United States v. Meigs/Opinion of the Court
Of the appellees, one was a deputy-clerk of the Supreme Court of the District of Columbia, another was the crier of that court, and two others were messengers. They each sued in the Court of Claims to recover the additional compensation allowed to certain employees of the government by the joint resolution of Congress of Feb. 28, 1867. 14 Stat. 569.
The Court of Claims finds the above facts, and while it says, in what purports to be an opinion, that it believes that the resolution refers to clerks and employees of the executive branches of the government alone, and does not extend to those of the judiciary, it nevertheless renders a judgment for the claimants.
We concur with the Court of Claims in the opinion that the resolution does not extend to the officers and employees of the judicial department of the government, and though in some instances it may not be easy to say to which department a claimant may belong, we have no difficulty in holding that each of the present claimants belongs to that department.
The deputy-clerk, Meigs, whose case is the principal one, was appointed by the clerk of the court, and the latter was appointed by the court.

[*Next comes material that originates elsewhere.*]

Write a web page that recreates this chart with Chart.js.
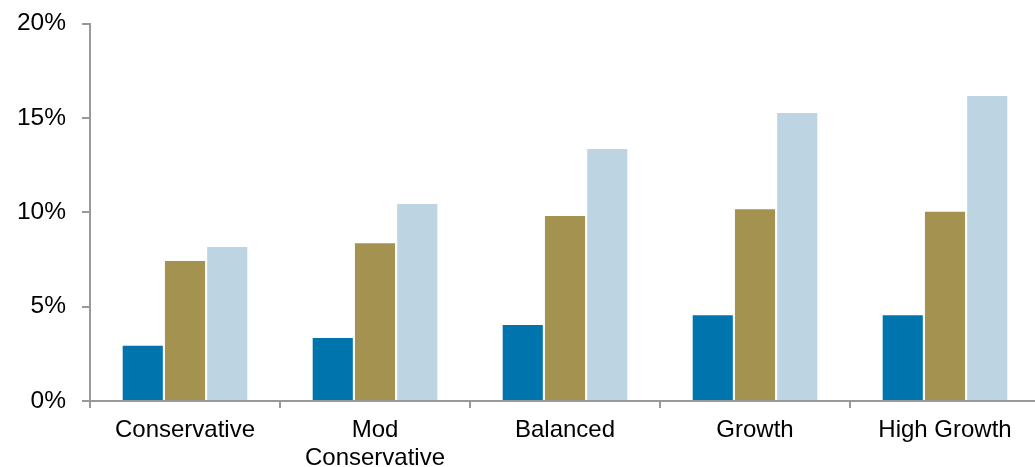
<!DOCTYPE html>
<html>
<head>
<meta charset="utf-8">
<script src="https://cdn.jsdelivr.net/npm/chart.js@4/dist/chart.umd.min.js"></script>
<style>
  html, body { margin: 0; padding: 0; background: #fff; overflow: hidden; }
  #wrap { width: 1040px; height: 467px; position: relative; }
</style>
</head>
<body>
<div id="wrap"><canvas id="c" width="1040" height="467"></canvas></div>
<script>
// Portfolio categories along the x axis
const categories = ['Conservative', ['Mod', 'Conservative'], 'Balanced', 'Growth', 'High Growth'];

// Percentage values per series
const series1 = [2.93, 3.34, 4.03, 4.54, 4.54];
const series2 = [7.42, 8.36, 9.80, 10.16, 10.03];
const series3 = [8.16, 10.44, 13.35, 15.26, 16.16];

// Y axis tick values
const yTicks = [0, 5, 10, 15, 20];

const colors = ['#0074AD', '#A49250', '#BDD4E2'];
const axisColor = '#999999';
const family = '"Liberation Sans", Arial, sans-serif';

new Chart(document.getElementById('c'), {
  type: 'bar',
  data: {
    labels: categories,
    datasets: [
      { label: 'Series 1', data: series1, backgroundColor: colors[0] },
      { label: 'Series 2', data: series2, backgroundColor: colors[1] },
      { label: 'Series 3', data: series3, backgroundColor: colors[2] }
    ]
  },
  options: {
    responsive: false,
    animation: false,
    layout: { padding: { top: 23.5, right: 0, bottom: 0, left: 0 } },
    datasets: { bar: { categoryPercentage: 0.667, barPercentage: 0.95 } },
    plugins: { legend: { display: false }, tooltip: { enabled: false } },
    scales: {
      x: {
        grid: { offset: true, drawOnChartArea: false, drawTicks: true, tickLength: 7, color: axisColor, lineWidth: 2 },
        border: { color: axisColor, width: 2 },
        ticks: { color: '#000', font: { family: family, size: 24, lineHeight: 1.14 }, padding: 9, maxRotation: 0, autoSkip: false },
        afterFit: (s) => { s.height = 66; }
      },
      y: {
        min: 0,
        max: 20,
        afterBuildTicks: (s) => { s.ticks = yTicks.map(v => ({ value: v })); },
        grid: { drawOnChartArea: false, drawTicks: true, tickLength: 8, color: axisColor, lineWidth: 2 },
        border: { color: axisColor, width: 2 },
        ticks: { color: '#000', font: { family: family, size: 24.5 }, padding: 16, callback: (v) => v + '%' },
        // fixed axis width; top overhang handled by the layout padding
        afterFit: (s) => { s.width = 90; s.paddingTop = 0; }
      }
    }
  }
});
</script>
</body>
</html>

The deputy served at a salary fixed by contract between him and the clerk. He was also paid by the clerk, and worked for the clerk, and performed services which it was the duty of the clerk to perform, and for which the clerk received compensation by fees paid by the litigants for whom those services were rendered. It is very difficult to see how this deputy-clerk can be called an employ e of the government at all. The government was never liable to him for any salary at any time, and, if the principal clerk had failed to pay him the $2,000, the government clearly would not have been liable for it. How, then, can it be liable for the additional twenty per cent?
Mulloy, the crier, and Taylor and Grimes, the messengers, were employees of the court,-the first appointed by the court and the others by the marshal, to perform services immediately in connection with the court and its judges; and, if employees of the government at all, they certainly belong to the judicial department, and not to the executive.
The case of Manning, 13 Wall. 578, is relied on as covering the case of the present claimants. Manning was a guard in the jail of the penitentiary of the District of Columbia. He was appointed by the warden of the jail, and his compensation fixed by the Secretary of the Interior. Whether the warden of the jail, since the office has been disconnected from the marshal's office, can be held to belong to the judicial branch of the government, it is not necessary to decide; but a decision which would recognize all the county jails, penitentiaries, and other prisons of the United States as belonging to the judicial, as distinguished from the executive, department of government, would, we imagine, excite surprise. It is very clear that Manning was not an employ e under the court, and that the crier and the messengers are; and, if the deputy-clerk can be said to be in the employment of any but his principal, he also performs duties under the immediate control of the court.
The circumstance that in the emolument account of the clerk the auditor allows him to deduct, from the fees which he would otherwise pay into the treasury, the deputy's compensation, does not make him an employ e of the department. All claims paid out of the treasury of the United States must be audited by one of its officers, and approved by one of the comptrollers; but their action in allowing or refusing to allow a claim proves nothing as to which of these great constitutional divisions, executive, legislative, or judicial, the claimant belongs.
Judgment reversed, with directions to dismiss the petitions.